Lucile Franz rend visible une population déclassée

Le Prix de la Société académique vaudoise récompense le travail d’une doctorante de la Faculté des sciences sociales et politiques, mené auprès de personnes ballottées entre aides sociales et politiques sécuritaires répressives dans le canton de Vaud.

Le Prix de la Société académique vaudoise récompense le travail d’une doctorante de la Faculté des sciences sociales et politiques, mené auprès de personnes ballottées entre aides sociales et politiques sécuritaires répressives dans le canton de Vaud.

Lucile Franz est diplômée d’un Bachelor en sciences politiques à l’UNIL et d’un Master à l’Institut des hautes études de l’Amérique latine, à Paris 3 Sorbonne Nouvelle. Pour son mémoire, elle s’est rendue au Costa Rica pour rencontrer des femmes impliquées dans le crime organisé. « Là est né mon intérêt pour le lien pauvreté-prison et les réponses des pouvoirs publics », indique la Nyonnaise. Après une mission de recherche en Équateur sur cette thématique, elle revient à l’UNIL, où elle se fait engager comme assistante diplômée à l’Institut des sciences sociales en 2016.

Pour sa thèse chapeautée par le professeur René Knüsel, Lucile Franz s’est penchée sur les itinéraires de personnes en situation de marginalité sociale dans le canton de Vaud : endettées, souvent consommatrices de stupéfiants et expérimentant la prison pour des délits mineurs, elles sont prises en charge par l’aide sociale ou l’assurance invalidité. La doctorante a fréquenté pendant une demi-année des centres d’accueil à bas seuil d’accessibilité dans une démarche d’observation, a écrit une dizaine de portraits de ces personnes qualifiées de « marginaux affiliés » et a interrogé 25 membres de la police et des services sociaux.

Écrasement institutionnel

Grâce à sa thèse soutenue en automne 2022, Lucile Franz a pu « rendre visible cette population déclassée, naviguant d’une institution à l’autre et ne répondant pas aux critères exigeants d’insertion des politiques sociales ». La chercheuse pointe certains mécanismes, comme les dettes après une condamnation pénale. « Les frais de justice sont à la charge des condamnés. Cumulant poursuites, antécédents pénaux et aide sociale, ils n’ont que peu d’intérêt à retrouver un emploi à cause des saisies sur salaire, qui au final leur apportent moins d’argent que l’aide sociale. »

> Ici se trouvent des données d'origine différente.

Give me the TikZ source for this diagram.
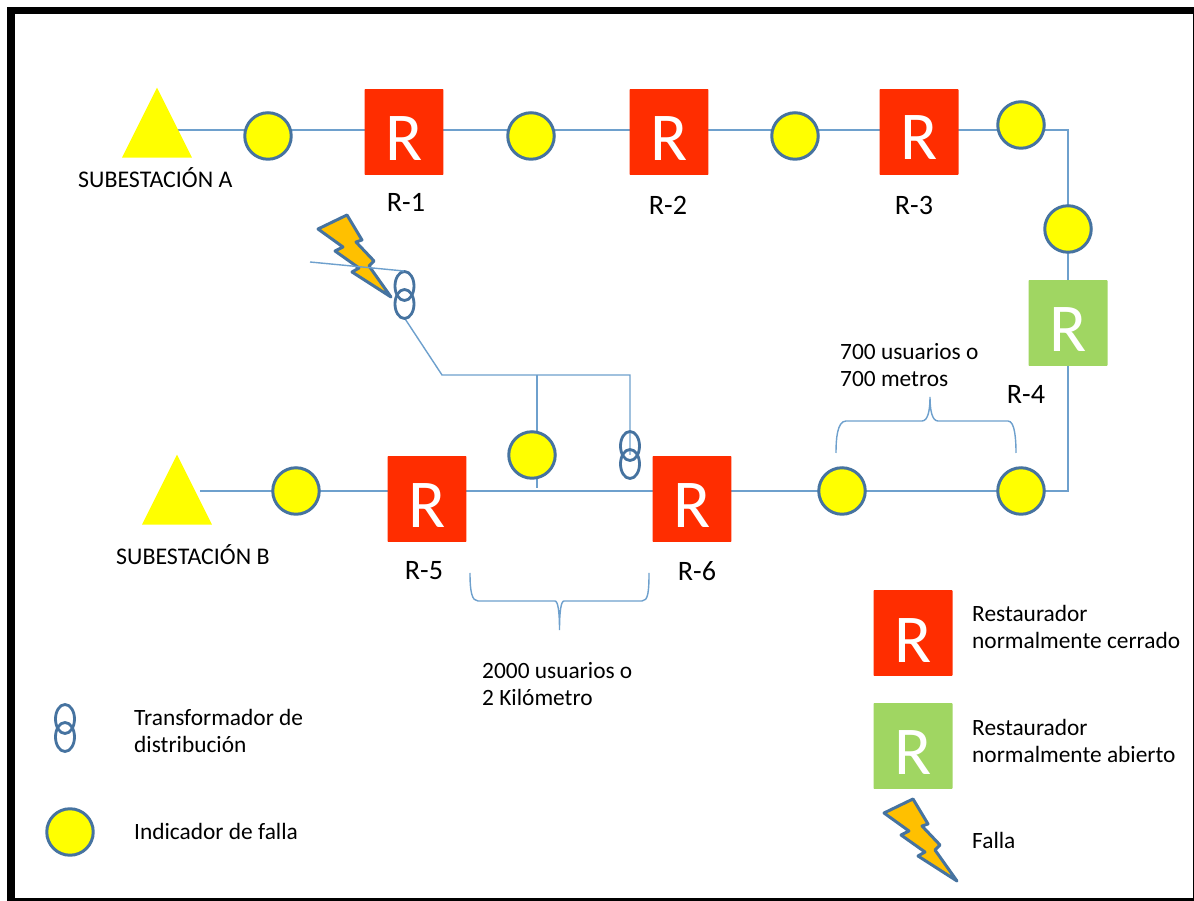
\documentclass[tikz,border=0pt]{standalone}
\usepackage{fontspec}
\setmainfont{Carlito}
\usepackage{tikz}
\usetikzlibrary{shapes.geometric, positioning, calc}
\definecolor{linea}{RGB}{110,160,205}
\definecolor{borde}{RGB}{70,115,160}
\definecolor{rojo}{RGB}{255,45,0}
\definecolor{verde}{RGB}{160,214,98}
\definecolor{amarillo}{RGB}{255,255,0}
\definecolor{naranja}{RGB}{255,192,0}
\tikzset{
    indicador/.style={circle, draw=borde, fill=amarillo, line width=1.7pt, minimum size=.93cm, inner sep=0pt},
    rest/.style={rectangle, rounded corners=.5pt, text=white, minimum width=1.58cm, minimum height=1.72cm, inner sep=0pt},
    cerrado/.style={rest, fill=rojo},
    abierto/.style={rest, fill=verde},
    subest/.style={isosceles triangle, isosceles triangle apex angle=53, isosceles triangle stretches, shape border rotate=90, fill=amarillo, inner sep=0pt, minimum height=1.4cm, minimum width=1.4cm},
    letra/.style={text=white, font=\fontsize{39}{39}\selectfont, inner sep=0pt},
    etiq/.style={font=\fontsize{16}{16}\selectfont, text=black},
    texto/.style={font=\fontsize{13.3}{15.5}\selectfont, align=left, anchor=west, text=black},
    titulo/.style={font=\fontsize{13.6}{13.6}\selectfont, anchor=west, text=black},
    linea/.style={draw=linea, line width=.8pt},
    anillo/.style={draw=borde, line width=1.6pt},
}
\newcommand{\trafo}[1]{%
    \draw[anillo] ($(#1)+(0,-9)$) ellipse (9.5 and 14.5);
    \draw[anillo] ($(#1)+(0,9)$) ellipse (9.5 and 14.5);
}
\newcommand{\rayo}[1]{%
    \draw[borde, fill=naranja, line width=1.7pt, line join=round, shift={(#1)}]
        (-36,-27)--(-7,-41)--(8,-16)--(2,-14)--(20,5)--(15,10)--(37,41)--(-2,16)--(5,12)--(-19,-5)--(-11,-9)--cycle;
}
\begin{document}
\begin{tikzpicture}[x=.02cm,y=-.02cm]
    \useasboundingbox (0,0) rectangle (1194,901);
    \fill[white] (0,0) rectangle (1194,901);
    \fill[black] (7,7) rectangle (1194,901);
    \fill[white] (15,14.5) rectangle (1192.5,898);

    % linea principal
    \coordinate (a0) at (157,130);
    \coordinate (codo1) at (1068,130);
    \coordinate (codo2) at (1068,491);
    \coordinate (b0) at (200,491);
    \draw[linea] (a0)--(codo1)--(codo2)--(b0);

    % ramal
    \coordinate (t1) at (404.5,295);
    \coordinate (r0) at (404.5,318);
    \coordinate (r1) at (442,375);
    \coordinate (r2) at (537,375);
    \coordinate (r3) at (630,375);
    \coordinate (r4) at (537,488);
    \coordinate (t2) at (630,455);
    \coordinate (f1) at (310,262);
    \coordinate (f2) at (404,271);
    \draw[linea] (r0)--(r1)--(r3)--(t2);
    \draw[linea] (r2)--(r4);

    \node[subest] (subA) at (157,136) {};
    \node[subest] (subB) at (177,503) {};

    \node[indicador] (i1) at (268,136) {};
    \node[indicador] (i2) at (531,136) {};
    \node[indicador] (i3) at (795,136) {};
    \node[indicador] (i4) at (1021,125) {};
    \node[indicador] (i5) at (1068,229) {};
    \node[indicador] (i6) at (1021,491) {};
    \node[indicador] (i7) at (842,491) {};
    \node[indicador] (i8) at (296,491) {};
    \node[indicador] (i9) at (532,455) {};

    \node[cerrado] (R1) at (404,132) {};
    \node[cerrado] (R2) at (669,132) {};
    \node[cerrado] (R3) at (919,132) {};
    \node[abierto] (R4) at (1068,323) {};
    \node[cerrado] (R5) at (427,499) {};
    \node[cerrado] (R6) at (692,499) {};
    \node[letra] at (404,139) {R};
    \node[letra] at (669,139) {R};
    \node[letra] at (919,138) {R};
    \node[letra] at (1068,330) {R};
    \node[letra] at (427,506) {R};
    \node[letra] at (692,506) {R};

    \node[etiq] at (406,202) {R-1};
    \node[etiq] at (668,205) {R-2};
    \node[etiq] at (914,205) {R-3};
    \node[etiq] at (1026,394) {R-4};
    \node[etiq] at (424,571) {R-5};
    \node[etiq] at (697,571) {R-6};
    \node[titulo] at (72,178) {SUBESTACIÓN A};
    \node[titulo] at (110,555) {SUBESTACIÓN B};

    \trafo{t1}
    \trafo{t2}
    \rayo{354,256}
    \draw[linea] (f1)--(f2);

    % llaves
    \draw[linea] (836,453) .. controls (836,440) and (837,421) .. (846,421)
        -- (922,421) .. controls (928,421) and (930,410) .. (930,397)
        .. controls (930,410) and (932,421) .. (938,421)
        -- (1008,421) .. controls (1015,421) and (1016,440) .. (1016,453);
    \draw[linea] (470,573) .. controls (470,592) and (472,601) .. (478,601)
        -- (555,601) .. controls (558,601) and (559.5,612) .. (559.5,630)
        .. controls (559.5,612) and (561,601) .. (564,601)
        -- (642,601) .. controls (648,601) and (649,592) .. (649,573);
    \node[texto] at (834,365) {700 usuarios o\\700 metros};
    \node[texto] at (476,684) {2000 usuarios o\\2 Kilómetro};

    % leyenda
    \coordinate (t3) at (65,728);
    \trafo{t3}
    \node[texto] at (128,731) {Transformador de\\distribución};
    \node[indicador] (i10) at (70,832) {};
    \node[texto] at (128,831) {Indicador de falla};
    \node[cerrado] (R7) at (913,633) {};
    \node[letra] at (913,641) {R};
    \node[texto] at (966,627) {Restaurador\\normalmente cerrado};
    \node[abierto] (R8) at (913,746) {};
    \node[letra] at (913,753) {R};
    \node[texto] at (966,741) {Restaurador\\normalmente abierto};
    \rayo{920,840}
    \node[texto] at (966,840) {Falla};
\end{tikzpicture}
\end{document}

Lucile Franz travaille actuellement comme collaboratrice scientifique à la HES-SO Valais/Wallis au sein de l’équipe CrimSo. Elle travaille sur des projets portant sur la probation et le travail social dans les prisons. Motivée par le Prix de la Société académique vaudoise, elle souhaite déposer un projet pour continuer à explorer ces sujets. Enfin, à partir du printemps 2024, la scientifique donnera un cours en politique sociale à l’Université de Neuchâtel.